**Aim of the exercise**
Would you retype, exactly and without the pictures, the lines between the line holding "Clone this chart" and the line holding "import * as", inclusive, and nothing else?

────────

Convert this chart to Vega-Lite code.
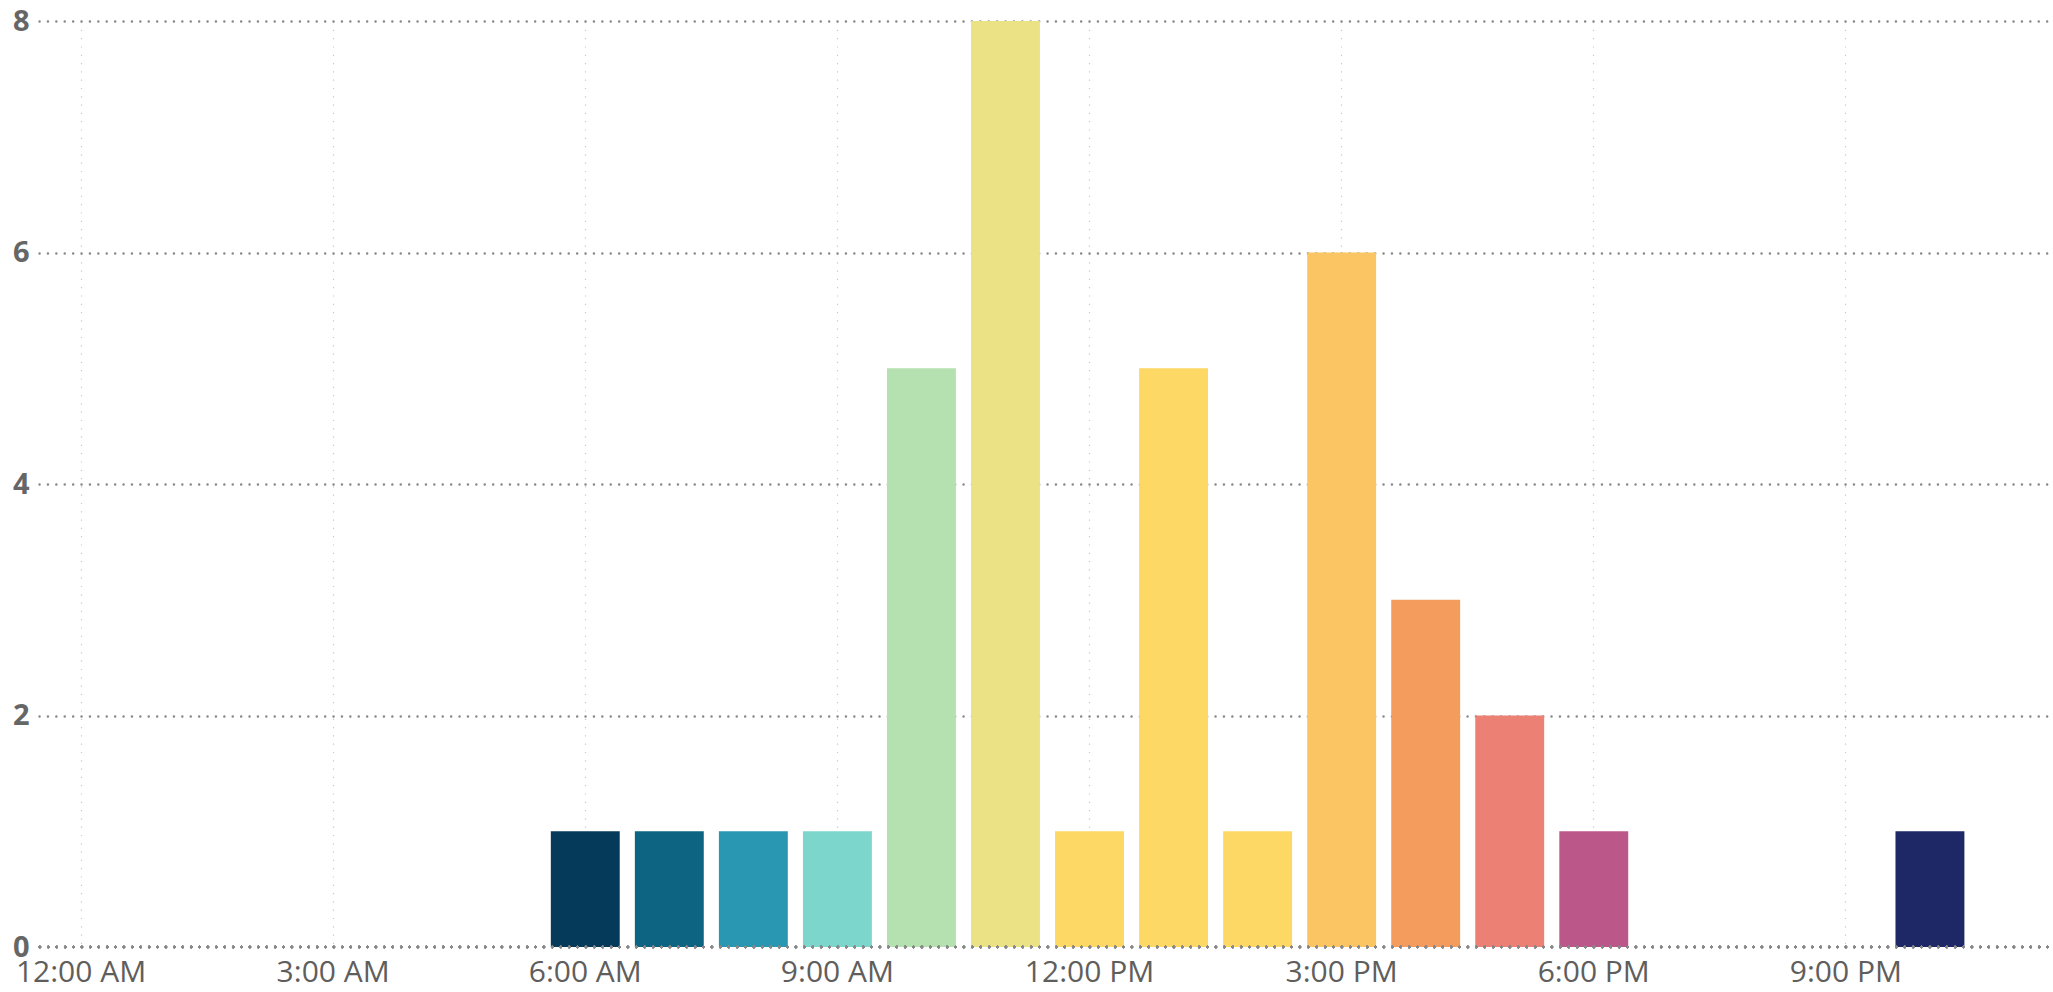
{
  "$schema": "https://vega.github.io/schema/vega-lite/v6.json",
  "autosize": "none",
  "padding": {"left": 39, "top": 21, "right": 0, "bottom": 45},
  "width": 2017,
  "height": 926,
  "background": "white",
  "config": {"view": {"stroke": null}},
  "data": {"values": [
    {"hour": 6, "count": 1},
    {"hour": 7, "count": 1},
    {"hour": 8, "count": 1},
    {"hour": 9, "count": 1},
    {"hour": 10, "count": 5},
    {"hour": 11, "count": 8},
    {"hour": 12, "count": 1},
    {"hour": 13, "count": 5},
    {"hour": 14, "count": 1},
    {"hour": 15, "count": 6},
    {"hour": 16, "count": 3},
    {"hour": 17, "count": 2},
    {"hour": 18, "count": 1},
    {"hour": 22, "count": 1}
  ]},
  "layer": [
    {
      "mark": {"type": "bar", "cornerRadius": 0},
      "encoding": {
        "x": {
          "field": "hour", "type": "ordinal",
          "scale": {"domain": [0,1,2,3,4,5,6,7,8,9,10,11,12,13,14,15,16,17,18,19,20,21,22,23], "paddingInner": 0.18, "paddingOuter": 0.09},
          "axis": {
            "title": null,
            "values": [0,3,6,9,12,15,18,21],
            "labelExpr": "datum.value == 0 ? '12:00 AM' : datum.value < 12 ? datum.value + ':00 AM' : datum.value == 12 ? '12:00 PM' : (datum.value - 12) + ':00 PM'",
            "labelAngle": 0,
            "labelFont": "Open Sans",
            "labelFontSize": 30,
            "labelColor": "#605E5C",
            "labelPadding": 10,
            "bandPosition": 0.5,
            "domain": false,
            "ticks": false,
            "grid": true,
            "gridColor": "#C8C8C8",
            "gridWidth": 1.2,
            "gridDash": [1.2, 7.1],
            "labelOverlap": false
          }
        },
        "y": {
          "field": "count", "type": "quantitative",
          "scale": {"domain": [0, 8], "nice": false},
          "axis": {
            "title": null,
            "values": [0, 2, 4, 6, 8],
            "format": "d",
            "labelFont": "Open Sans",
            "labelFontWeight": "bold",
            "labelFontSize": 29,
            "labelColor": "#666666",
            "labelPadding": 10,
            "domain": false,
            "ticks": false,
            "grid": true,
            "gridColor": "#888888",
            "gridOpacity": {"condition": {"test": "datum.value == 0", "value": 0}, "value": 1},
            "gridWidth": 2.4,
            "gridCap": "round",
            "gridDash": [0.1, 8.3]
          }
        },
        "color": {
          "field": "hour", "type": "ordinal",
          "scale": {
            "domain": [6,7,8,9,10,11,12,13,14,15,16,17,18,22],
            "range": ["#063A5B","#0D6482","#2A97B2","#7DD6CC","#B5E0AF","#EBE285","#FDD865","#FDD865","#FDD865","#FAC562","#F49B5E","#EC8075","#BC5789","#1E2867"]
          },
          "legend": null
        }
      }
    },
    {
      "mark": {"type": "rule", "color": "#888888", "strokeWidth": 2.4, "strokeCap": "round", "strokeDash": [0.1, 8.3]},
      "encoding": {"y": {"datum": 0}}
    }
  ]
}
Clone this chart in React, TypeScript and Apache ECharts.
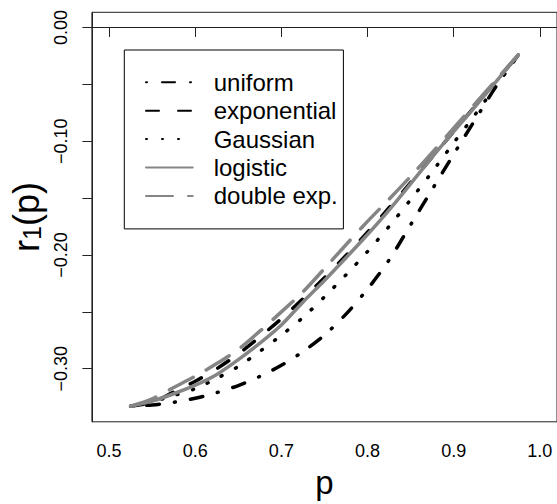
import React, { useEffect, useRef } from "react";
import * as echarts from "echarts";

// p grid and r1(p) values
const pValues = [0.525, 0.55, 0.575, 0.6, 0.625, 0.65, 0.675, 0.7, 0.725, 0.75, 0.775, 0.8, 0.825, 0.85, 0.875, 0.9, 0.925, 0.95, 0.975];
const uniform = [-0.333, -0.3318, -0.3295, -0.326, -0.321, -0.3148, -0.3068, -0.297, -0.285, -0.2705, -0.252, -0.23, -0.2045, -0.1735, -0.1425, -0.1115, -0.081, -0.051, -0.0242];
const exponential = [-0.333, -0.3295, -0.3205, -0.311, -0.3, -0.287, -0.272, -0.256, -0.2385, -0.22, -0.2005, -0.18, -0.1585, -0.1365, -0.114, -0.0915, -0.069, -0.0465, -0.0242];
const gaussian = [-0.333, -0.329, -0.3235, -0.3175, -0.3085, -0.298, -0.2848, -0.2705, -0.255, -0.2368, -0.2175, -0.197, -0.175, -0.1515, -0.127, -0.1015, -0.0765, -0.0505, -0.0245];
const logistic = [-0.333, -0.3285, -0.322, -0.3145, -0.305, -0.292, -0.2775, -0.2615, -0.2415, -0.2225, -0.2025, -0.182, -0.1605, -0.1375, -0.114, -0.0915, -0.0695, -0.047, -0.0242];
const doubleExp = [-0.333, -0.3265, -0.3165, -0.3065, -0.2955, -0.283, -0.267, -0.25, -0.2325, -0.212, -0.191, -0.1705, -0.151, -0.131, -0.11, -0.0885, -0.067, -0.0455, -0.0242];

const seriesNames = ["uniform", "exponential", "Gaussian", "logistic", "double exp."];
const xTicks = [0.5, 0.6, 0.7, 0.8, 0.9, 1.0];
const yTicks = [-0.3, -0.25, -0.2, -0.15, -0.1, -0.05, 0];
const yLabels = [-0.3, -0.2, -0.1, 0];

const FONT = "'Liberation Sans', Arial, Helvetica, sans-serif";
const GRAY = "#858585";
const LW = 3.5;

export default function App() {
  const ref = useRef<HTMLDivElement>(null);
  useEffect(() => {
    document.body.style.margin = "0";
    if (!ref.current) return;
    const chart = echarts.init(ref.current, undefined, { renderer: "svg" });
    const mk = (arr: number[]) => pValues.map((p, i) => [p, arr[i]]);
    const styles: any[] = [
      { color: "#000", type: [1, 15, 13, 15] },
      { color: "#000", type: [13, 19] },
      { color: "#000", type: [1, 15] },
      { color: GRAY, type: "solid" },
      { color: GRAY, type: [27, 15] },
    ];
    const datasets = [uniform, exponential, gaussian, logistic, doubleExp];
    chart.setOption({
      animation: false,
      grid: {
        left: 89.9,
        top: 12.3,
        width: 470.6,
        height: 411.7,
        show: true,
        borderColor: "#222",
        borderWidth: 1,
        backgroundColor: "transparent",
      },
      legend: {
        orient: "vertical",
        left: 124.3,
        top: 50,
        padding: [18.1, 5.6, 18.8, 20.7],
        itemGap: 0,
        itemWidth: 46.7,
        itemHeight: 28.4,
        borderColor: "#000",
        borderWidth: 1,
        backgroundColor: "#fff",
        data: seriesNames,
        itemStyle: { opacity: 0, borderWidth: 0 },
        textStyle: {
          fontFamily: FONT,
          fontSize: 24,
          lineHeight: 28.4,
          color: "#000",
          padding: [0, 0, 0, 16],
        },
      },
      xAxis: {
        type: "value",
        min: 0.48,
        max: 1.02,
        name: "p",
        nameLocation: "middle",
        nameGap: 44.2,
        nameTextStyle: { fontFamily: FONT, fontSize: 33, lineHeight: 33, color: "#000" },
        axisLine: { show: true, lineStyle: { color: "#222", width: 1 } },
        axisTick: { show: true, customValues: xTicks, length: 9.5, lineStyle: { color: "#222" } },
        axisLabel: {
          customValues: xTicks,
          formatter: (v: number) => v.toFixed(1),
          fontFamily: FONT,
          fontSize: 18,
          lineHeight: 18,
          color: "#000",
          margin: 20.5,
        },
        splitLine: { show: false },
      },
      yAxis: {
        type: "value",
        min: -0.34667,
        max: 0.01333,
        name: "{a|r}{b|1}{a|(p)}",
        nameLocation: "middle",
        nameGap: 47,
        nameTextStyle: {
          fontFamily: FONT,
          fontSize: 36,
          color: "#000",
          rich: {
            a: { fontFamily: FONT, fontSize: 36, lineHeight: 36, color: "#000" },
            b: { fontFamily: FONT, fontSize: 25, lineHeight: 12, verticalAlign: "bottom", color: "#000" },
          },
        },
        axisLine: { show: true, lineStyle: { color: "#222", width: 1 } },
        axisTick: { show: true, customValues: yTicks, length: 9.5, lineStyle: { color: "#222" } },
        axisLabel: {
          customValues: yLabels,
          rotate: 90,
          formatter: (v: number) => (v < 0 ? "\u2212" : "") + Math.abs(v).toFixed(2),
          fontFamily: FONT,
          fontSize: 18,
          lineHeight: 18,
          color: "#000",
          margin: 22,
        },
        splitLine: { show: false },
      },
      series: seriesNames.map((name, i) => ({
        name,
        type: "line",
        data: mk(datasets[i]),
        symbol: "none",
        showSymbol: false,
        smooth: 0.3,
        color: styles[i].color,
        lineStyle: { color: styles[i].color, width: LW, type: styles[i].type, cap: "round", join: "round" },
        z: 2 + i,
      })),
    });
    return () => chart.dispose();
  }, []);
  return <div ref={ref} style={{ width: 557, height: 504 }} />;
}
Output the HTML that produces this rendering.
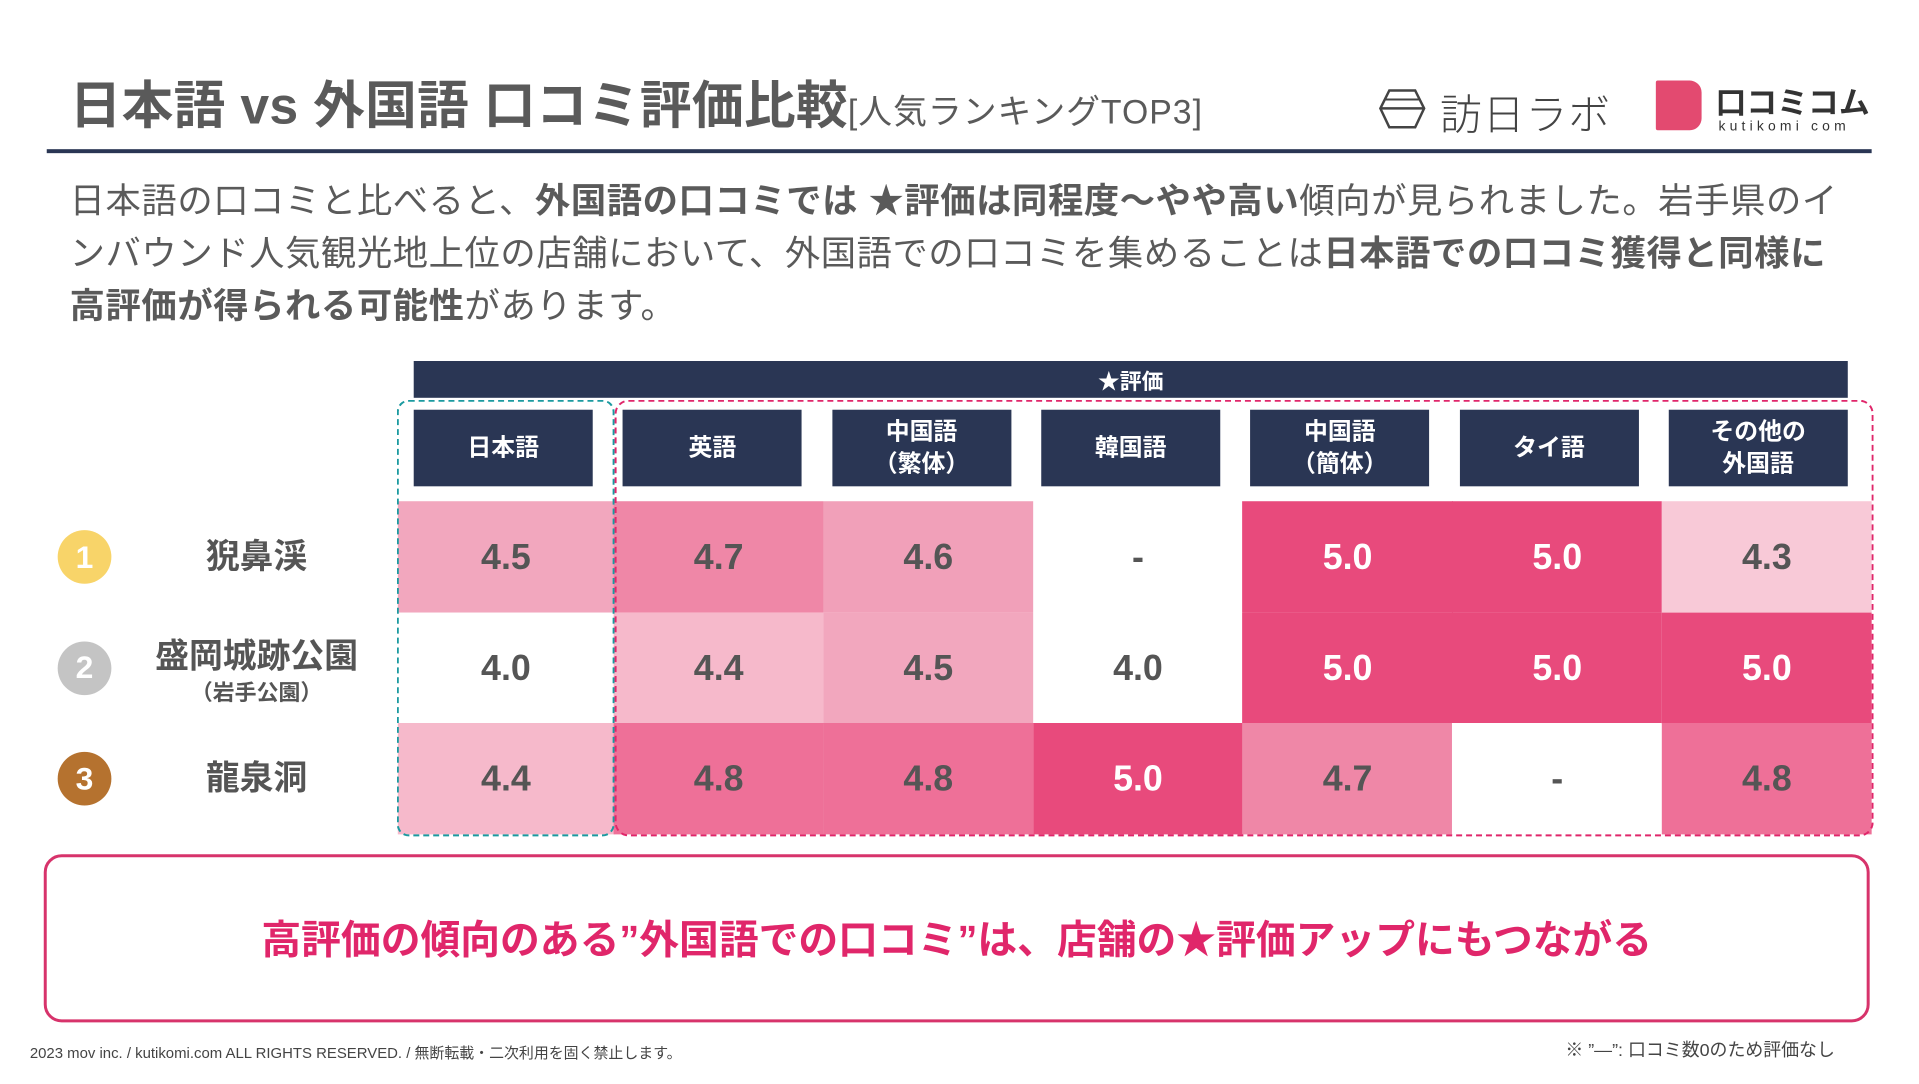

────────

**Exercise output**
Clone this chart in React, TypeScript and Apache ECharts.
import React, { useEffect, useRef } from "react";
import * as echarts from "echarts";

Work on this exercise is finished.